Из новостей о вылазках вот что справедливо. Вылазок было много, не столько кровопролитных, сколько жестоких. Из них замечательны две. Одна, в конце прошлого месяца, в которой взято три мортиры (и одна брошена между бастионом и их работами), пленный французский офицер, раненный зубом [1 неразобр. ], и много ружей; другая, в которой лейтенант Титов выходил с двумя горными единорожками и ночью стрелял вдоль их траншей. Говорят, в траншее был стон такой, что слышно было на 3-м и 5-м. Похоже на то, что скоро я отправлюсь. Не могу сказать, желаю я этого или нет.
1855
23 января 1855. [Позиция на реке Бельбек. ] Я прожил больше месяца в Эски-Орда под Симферополем. Казалось скучно, а теперь с сожалением вспоминаю о той жизни. Впрочем, есть отчего пожалеть о 14 бригаде, попав в 11-ую. Лучше 1-ой и хуже 2-ой я не видел в артиллерии. Филимонов, в чьей я батарее, самое сальное создание, которое можно себе представить.
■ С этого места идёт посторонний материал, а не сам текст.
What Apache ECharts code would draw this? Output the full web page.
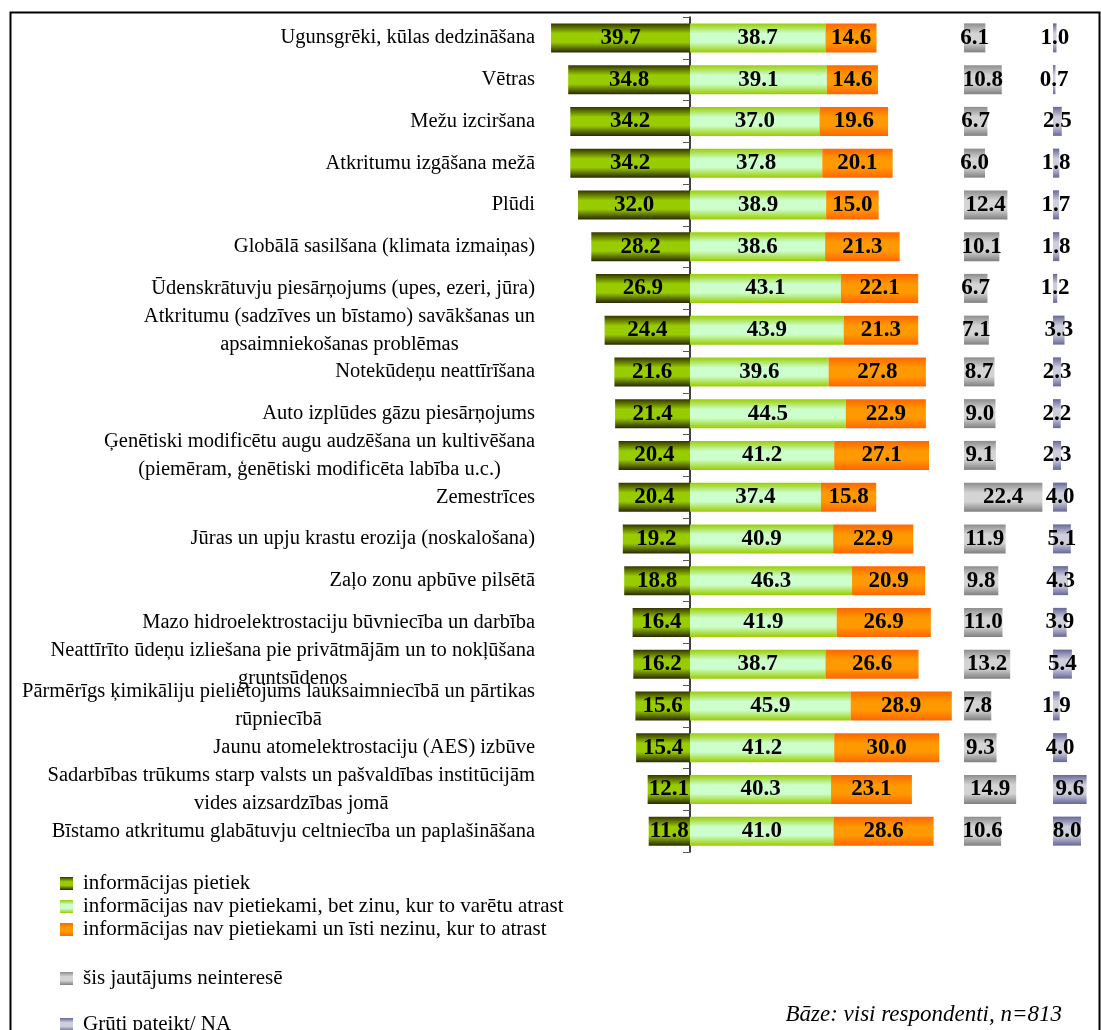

Одаховский, старший офицер, гнусный и подлый полячишка, остальные офицеры под их влиянием и без направления. И я связан и даже завишу от этих людей! Был в Севастополе, получил деньги, говорил с Тотлебеном, ходил на 4-й бастион и играл в карты. Собой очень недоволен. Завтра следует пойти в баню. Переписать проект о штуцерных батальонах и написать докладную записку*.
28 января. Два дня и две ночи играл в штосс. Результат понятный — проигрыш всего — яснополянского дома. Кажется, нечего писать — я себе до того гадок, что желал бы забыть про свое существование. Говорят, Персия объявила войну Турции, и мир должен состояться.
3, 4, 5 февраля. Был в Севастополе. Показывал Кашинскому проект. Он как будто недоволен. Не удалось быть у Краснокуцкого, который был у меня и не застал. Флот в сборе, что-то предпринимают. В Евпатории дела — просился туда, но тщетно.